Abstract
Martin Heidegger defines the world as ‘the ever non-objective to which we are subject as long as the paths of birth and death . . . keep us transported into Being’. He writes that the world is ‘not the mere collection of the countable or uncountable, familiar and unfamiliar things that are at hand . . . The world worlds’. Being able to fully and richly express how the world worlds is the task of the artist, whose artwork is the crystallization of this ‘worlding’.
For Heidegger it is especially the poet who is attuned to this ‘worlding’, for the poet’s work is focussed on and happens within language itself.

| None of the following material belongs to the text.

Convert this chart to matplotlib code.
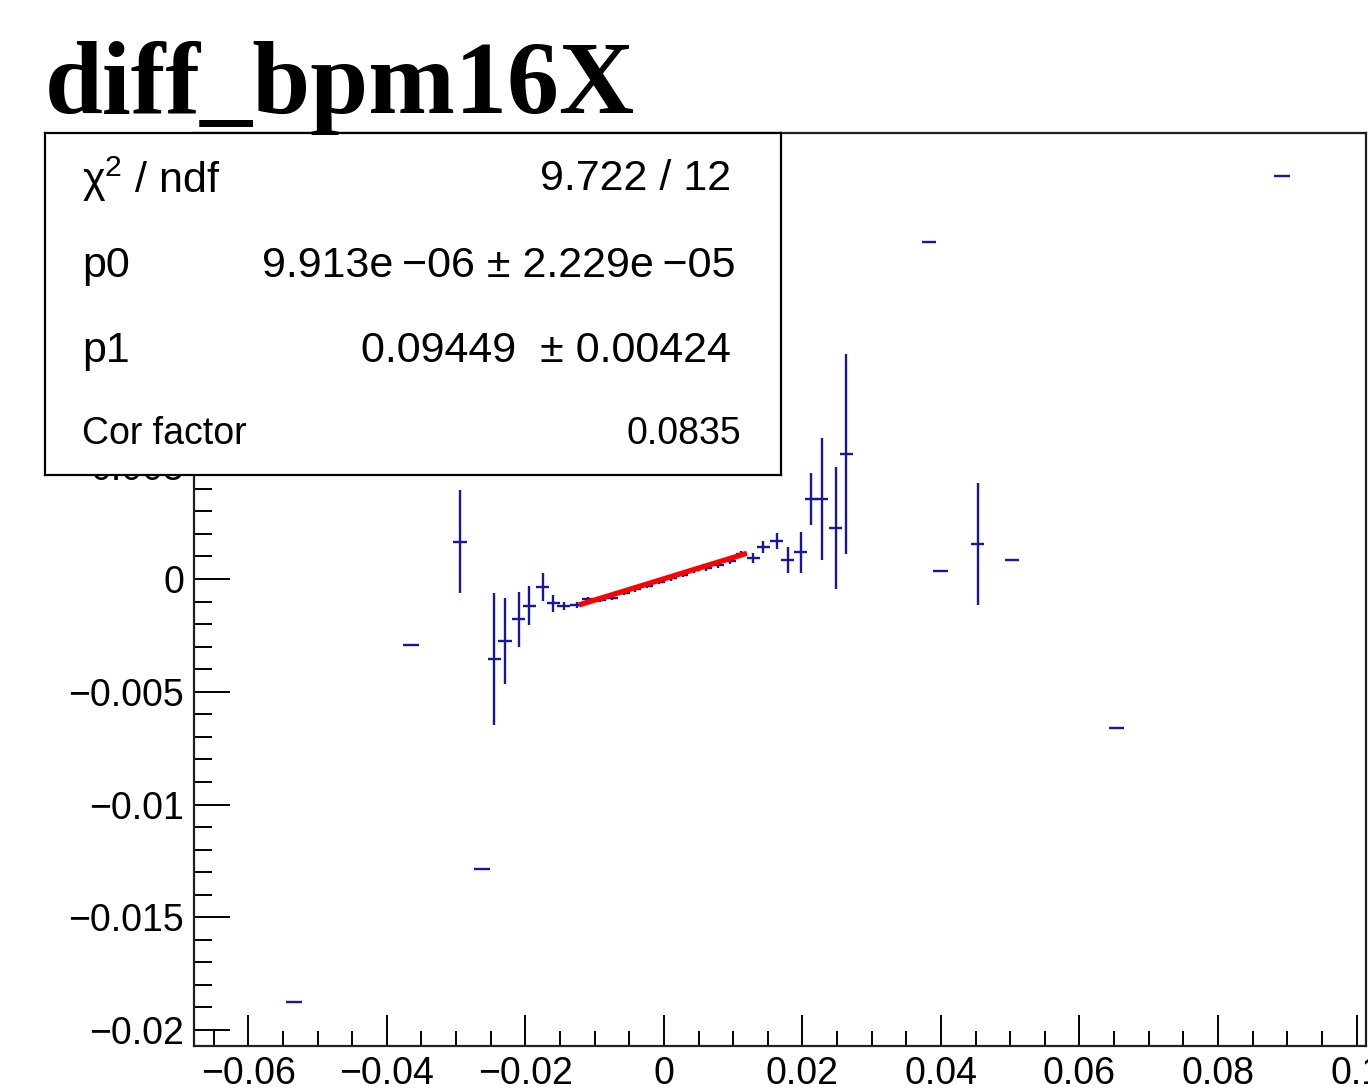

The poet is a ‘world-maker’, but this ‘worlding’ is not directed at creating a fictional world; rather it is aimed at revealing the world itself, drawing to the foreground the ‘ever non-objective’ nature of the world, the world happening and unfolding through and with us.
This paper, using T.S. Eliot’s poetry, particularly Four Quartets as an example, will delve into how the language of the poet is able to articulate this seemingly invisible boundary between the everyday world and that same world revealed as a mysterious potential that ‘worlds’. The ‘religious imagination’ is central in how this transformation of reality, through poetic language, can manifest. Paul Ricoeur’s work on the poetic and religious dimensions of imagination, particularly the notion of ‘hope’ provides the theoretical underpinnings to explain this transformation.